Poly Styrene RIP
In 1978 I walked into the basement of the Plymouth branch of Woolies, and asked proudly for ‘Up Yours!’.
Sounds puerile now, but at the time it was thrilling, rule-breaking, and more to the point ‘part of something bigger’. And ‘Oh Bondage, up yours!’ — a thrilling clarion call against all forms of human and mental restraint — has a nursery-rhyme simplicity and clarity which still embodies the best of that moment.
And that voice! Clear and screamy at the same time, perfect for the brilliant tumult of lyrics and subjects: ‘anti-art was the start/establishments like a laugh’//’the day the world turned dayglo’//’youths meet a Stockwell tube/weapons rule their lives’//.

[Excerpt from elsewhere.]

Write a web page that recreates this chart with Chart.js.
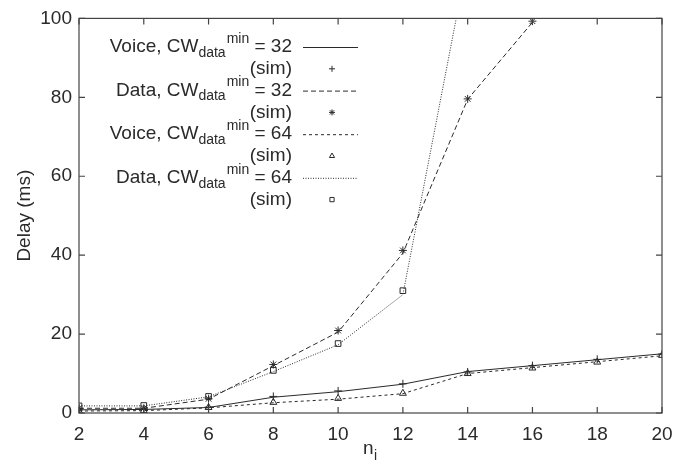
<!DOCTYPE html>
<html>
<head>
<meta charset="utf-8">
<script src="https://cdn.jsdelivr.net/npm/chart.js@4.4.1/dist/chart.umd.min.js"></script>
<style>
  html, body { margin: 0; padding: 0; background: #fff; }
  canvas { display: block; }
</style>
</head>
<body>
<canvas id="delayChart" width="684" height="463"></canvas>
<script>
// x values (number of voice stations n_i)
const nValues = [2, 4, 6, 8, 10, 12, 14, 16, 18, 20];

// Delay (ms)
const voice32 = [0.8, 0.9, 1.4, 4.0, 5.4, 7.3, 10.5, 12.0, 13.5, 15.0];
const voice32Sim = [0.8, 0.9, 1.5, 4.2, 5.6, 7.4, 10.4, 12.0, 13.6, 14.9];
const data32 = [1.2, 1.2, 3.5, 12.0, 20.5, 40.5, 79.5, 99.0];
const data32Sim = [1.2, 1.2, 3.6, 12.3, 20.9, 41.2, 79.6, 99.3];
const voice64 = [0.5, 0.6, 1.3, 2.6, 3.5, 4.9, 10.0, 11.5, 13.0, 14.5];
const voice64Sim = [0.5, 0.6, 1.4, 2.7, 3.7, 5.0, 10.0, 11.4, 12.9, 14.6];
const data64 = [1.8, 1.8, 4.1, 10.5, 17.3, 30.0, 115.0];
const data64Sim = [1.8, 1.9, 4.2, 10.8, 17.6, 31.0];

const yTicks = [0, 20, 40, 60, 80, 100];

const INK = '#2a2a2a';
const FONT = '"Liberation Sans", Arial, sans-serif';

function pts(values) {
    return values.map((v, i) => ({ x: nValues[i], y: v }));
}

function lineSet(label, values, dash) {
    return {
        label: label,
        data: pts(values),
        borderColor: INK,
        borderWidth: 1,
        borderDash: dash,
        pointRadius: 0,
        fill: false,
        tension: 0
    };
}

function simSet(label, values, style) {
    return {
        label: label,
        data: pts(values),
        showLine: false,
        pointStyle: style,
        pointRadius: 4,
        borderColor: INK,
        backgroundColor: 'rgba(0,0,0,0)',
        borderWidth: 1
    };
}

const dashes = {
    voice32: [],
    data32: [5, 3],
    voice64: [3, 3],
    data64: [1, 1.5]
};

// legend rows: [prefix, value, dash, pointStyle]
const legendRows = [
    ['Voice, CW', '32', dashes.voice32, 'cross'],
    ['Data, CW', '32', dashes.data32, 'star'],
    ['Voice, CW', '64', dashes.voice64, 'triangle'],
    ['Data, CW', '64', dashes.data64, 'rect']
];

const framePlugin = {
    id: 'frame',
    afterDraw(chart) {
        const ctx = chart.ctx;
        const a = chart.chartArea;
        const xs = chart.scales.x;
        const ys = chart.scales.y;
        ctx.save();
        ctx.strokeStyle = '#444';
        ctx.lineWidth = 1.2;
        ctx.strokeRect(a.left, a.top, a.right - a.left, a.bottom - a.top);
        ctx.beginPath();
        nValues.forEach(n => {
            const px = xs.getPixelForValue(n);
            ctx.moveTo(px, a.bottom); ctx.lineTo(px, a.bottom - 6);
            ctx.moveTo(px, a.top); ctx.lineTo(px, a.top + 6);
        });
        yTicks.forEach(t => {
            const py = ys.getPixelForValue(t);
            ctx.moveTo(a.left, py); ctx.lineTo(a.left + 6, py);
            ctx.moveTo(a.right, py); ctx.lineTo(a.right - 6, py);
        });
        ctx.stroke();

        // axis titles
        const big = '19px ' + FONT;
        const small = '14px ' + FONT;
        ctx.fillStyle = INK;
        ctx.font = big;
        ctx.textBaseline = 'middle';
        ctx.textAlign = 'center';
        ctx.save();
        ctx.translate(25, (a.top + a.bottom) / 2);
        ctx.rotate(-Math.PI / 2);
        ctx.fillText('Delay (ms)', 0, 0);
        ctx.restore();
        ctx.textAlign = 'left';
        ctx.fillText('n', 363, 449);
        ctx.font = small;
        ctx.fillText('i', 374, 456);

        // legend (gnuplot style, right aligned text)
        const textRight = 292;
        const rowH = 21.8;
        legendRows.forEach((row, i) => {
            const y = 47 + i * 2 * rowH;
            const ySim = y + rowH;
            ctx.textAlign = 'left';
            ctx.fillStyle = INK;
            ctx.font = big;
            const tail = ' = ' + row[1];
            const wTail = ctx.measureText(tail).width;
            const wPre = ctx.measureText(row[0]).width;
            ctx.font = small;
            const wSub = ctx.measureText('data').width;
            const wSup = ctx.measureText('min').width;
            let x = textRight - wTail - wSup - wSub - wPre - 1;
            ctx.font = big;
            ctx.fillText(row[0], x, y);
            x += wPre;
            ctx.font = small;
            ctx.fillText('data', x, y + 6);
            x += wSub;
            ctx.fillText('min', x + 1, y - 8);
            x += wSup + 1;
            ctx.font = big;
            ctx.fillText(tail, x, y);
            ctx.textAlign = 'right';
            ctx.fillText('(sim)', textRight, ySim);

            ctx.beginPath();
            ctx.setLineDash(row[2]);
            ctx.lineWidth = 1;
            ctx.strokeStyle = INK;
            ctx.moveTo(303, y + 0.5);
            ctx.lineTo(358, y + 0.5);
            ctx.stroke();
            ctx.setLineDash([]);
            ctx.fillStyle = 'rgba(0,0,0,0)';
            Chart.helpers.drawPoint(ctx, { pointStyle: row[3], radius: 3, borderWidth: 1 }, 332, ySim);
        });
        ctx.restore();
    }
};

new Chart(document.getElementById('delayChart').getContext('2d'), {
    type: 'line',
    data: {
        datasets: [
            lineSet('Voice, CWdata min = 32', voice32, dashes.voice32),
            simSet('Voice 32 (sim)', voice32Sim, 'cross'),
            lineSet('Data, CWdata min = 32', data32, dashes.data32),
            simSet('Data 32 (sim)', data32Sim, 'star'),
            lineSet('Voice, CWdata min = 64', voice64, dashes.voice64),
            simSet('Voice 64 (sim)', voice64Sim, 'triangle'),
            lineSet('Data, CWdata min = 64', data64, dashes.data64),
            simSet('Data 64 (sim)', data64Sim, 'rect')
        ]
    },
    options: {
        responsive: false,
        animation: false,
        layout: { padding: { left: 0, right: 22, top: 14, bottom: 0 } },
        plugins: {
            legend: { display: false },
            tooltip: { enabled: false }
        },
        scales: {
            x: {
                type: 'linear',
                min: 2,
                max: 20,
                afterFit: s => { s.height = 50; },
                afterBuildTicks: s => { s.ticks = nValues.map(v => ({ value: v })); },
                grid: { display: false, drawTicks: false },
                border: { display: false },
                ticks: { color: INK, padding: 10, font: { size: 19, family: FONT } }
            },
            y: {
                min: 0,
                max: 100,
                afterFit: s => { s.width = 79; },
                afterBuildTicks: s => { s.ticks = yTicks.map(v => ({ value: v })); },
                grid: { display: false, drawTicks: false },
                border: { display: false },
                ticks: { color: INK, padding: 7, font: { size: 19, family: FONT } }
            }
        }
    },
    plugins: [framePlugin]
});
</script>
</body>
</html>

But equally significant was the look. That brief moment in 75-76 — before punk ever got on telly, or became a tribal way of dressing and sounding, there were people like this: defiantly odd, brilliantly transgressive, oddly wonderful. If people walked around like John Lydon did in those years, or Poly Styrene, or the Slits, they’d still cause significant public upset. I suspect Poly was the only person to embody this fleeting moment in the charts, and thus ensure it reached spotty nerd/softies in west Devon.
And at the same time, like so many people of that era, she seemed to be ‘one of us’, not a star but an ordinary misfit who stood up and made whatever art came to her head. Perhaps today that is the most unfamiliar, and most valuable, aspect of that precious time.
Thank you Poly.
I remember watching germ-free on the OGWT…… I was in tears when they played it on Radio 4. What a time.
i remember listening to Germ Free Adolescence on my dad’s cassette player; my sister had made me a C60 compilation. It explained to me why sister spent so long in the bathroom. I still sing the chorus when i think of all that plastic floating in circles in the Pacific Ocean.